ABN Amro Capital, the private equity arm of one of Europe's largest banks, has backed the £13.2m (E21.3m) management buy-out of Ferraris Piston Service, a distributor of branded automotive parts.
Patrick Bulmer, a director of ABN Amro Capital, said: “Ferraris Piston Service is a quality business with a great reputation. This has been a difficult deal to put together but in taking it out of receivership we have rescued a business with an important market niche and saved around 600 jobs throughout the UK. We look forward to entering a new era with the company, with a focus on developing greater supplier support and closer customer partnerships.” The company has been in administrative receivership since last year, following the collapse of its parent company Finelist Plc.
Ferraris supplies branded motor vehicle components such as Delphi, Lucas TRW and Federal Mogul, throughout the UK. The company has nineteen branch locations and a fleet of 280 delivery vehicles.

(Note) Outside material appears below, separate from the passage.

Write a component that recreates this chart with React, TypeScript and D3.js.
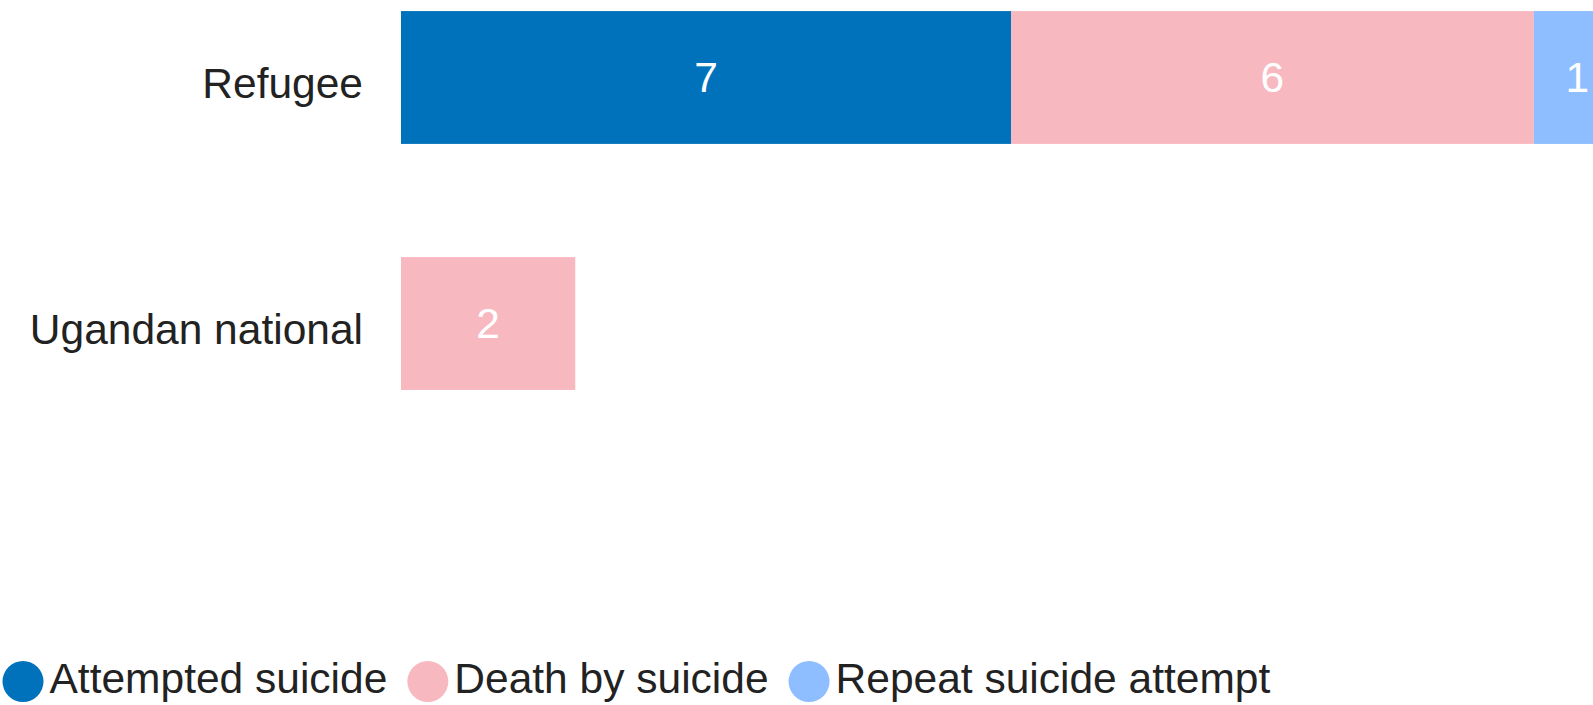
import React, { useEffect, useRef } from "react";
import * as d3 from "d3";

const categories = ["Refugee", "Ugandan national"];
const seriesNames = ["Attempted suicide", "Death by suicide", "Repeat suicide attempt"];
const attempted = [7, 0];
const death = [6, 2];
const repeat = [1, 0];
const colors = ["#0072BC", "#F8B8C0", "#8EBEFF"];

const W = 1593;
const H = 705;
const FONT = "Arial, 'Liberation Sans', Helvetica, sans-serif";
const FS = 42.5;

export default function App() {
  const ref = useRef<SVGSVGElement | null>(null);

  useEffect(() => {
    const svg = d3.select(ref.current);
    svg.selectAll("*").remove();

    const series = [attempted, death, repeat];
    const rows = categories.map((c, i) => {
      const o: any = { cat: c };
      seriesNames.forEach((s, j) => (o[s] = series[j][i]));
      return o;
    });
    const stacked = d3.stack().keys(seriesNames)(rows);

    const x = d3.scaleLinear().domain([0, 14]).range([401, 1621]);
    const y = d3
      .scaleBand()
      .domain(categories)
      .range([0, 401])
      .paddingInner(0.46)
      .paddingOuter(0.045);

    const g = svg.append("g");
    stacked.forEach((layer, j) => {
      layer.forEach((d: any, i) => {
        const v = d[1] - d[0];
        if (v <= 0) return;
        const cat = categories[i];
        g.append("rect")
          .attr("x", x(d[0]))
          .attr("y", y(cat)!)
          .attr("width", x(d[1]) - x(d[0]))
          .attr("height", y.bandwidth())
          .attr("fill", colors[j]);
        g.append("text")
          .attr("x", (x(d[0]) + x(d[1])) / 2)
          .attr("y", y(cat)! + y.bandwidth() / 2)
          .attr("dy", "0.33em")
          .attr("text-anchor", "middle")
          .attr("fill", "#ffffff")
          .attr("font-size", FS)
          .attr("font-family", FONT)
          .text(String(v));
      });
    });

    // category axis labels
    categories.forEach((c) => {
      svg
        .append("text")
        .attr("x", 363)
        .attr("y", y(c)! + y.bandwidth() / 2 + 20.5)
        .attr("text-anchor", "end")
        .attr("fill", "#222222")
        .attr("font-size", FS)
        .attr("font-family", FONT)
        .text(c);
    });

    // legend
    const lg = svg.append("g");
    let cx = 2.5;
    const cy = 681.5;
    const r = 20.5;
    seriesNames.forEach((s, j) => {
      lg.append("circle")
        .attr("cx", cx + r)
        .attr("cy", cy)
        .attr("r", r)
        .attr("fill", colors[j]);
      const t = lg
        .append("text")
        .attr("x", cx + 2 * r + 6)
        .attr("y", 693)
        .attr("fill", "#222222")
        .attr("font-size", FS)
        .attr("font-family", FONT)
        .text(s);
      const len = (t.node() as SVGTextElement).getComputedTextLength();
      cx = cx + 2 * r + 6 + len + 20;
    });
  }, []);

  return (
    <svg
      ref={ref}
      width={W}
      height={H}
      style={{ position: "absolute", left: 0, top: 0, background: "#ffffff" }}
    />
  );
}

Terry Wainwright, managing director of Ferraris Piston Service, said: “We exit administrative receivership with Ferraris Piston Service remaining, without question, the largest most progressive and most successful automotive parts wholesale distributor. This is testament to the quality and loyalty of our employees together with the long-standing relationships built with our customers and suppliers alike. After all, we have been serving the market for 66 years.”
Ferraris will be owned by funds managed by ABN Amro Capital and management. Lloyds TSB Commercial Finance provided £8m of debt facilities and the fifth ABN Amro fund has invested £5m. KPMG Transactions Services and Ernst & Young Taxation advised ABN Amro Capital and Ferraris' management.
Finelist, the UK distributor of car parts, was acquired by CDC Equity Capital, Butler Capital Partners and Axa Asset Management Private Equity in 1999 in a highly leveraged public-to-private transaction. At the time, the trio paid a 42 per cent premium over Finelist’s share price. The three private equity investors invested £67m in the highly leveraged buy-out, whilst a syndicate of eight banks supplied total senior debt facilities worth $538m under the stewardship of Goldman Sachs and BNP Paribas. When Finelist called in the receivers in October last year, the investor consortium was looking at multi million pound losses.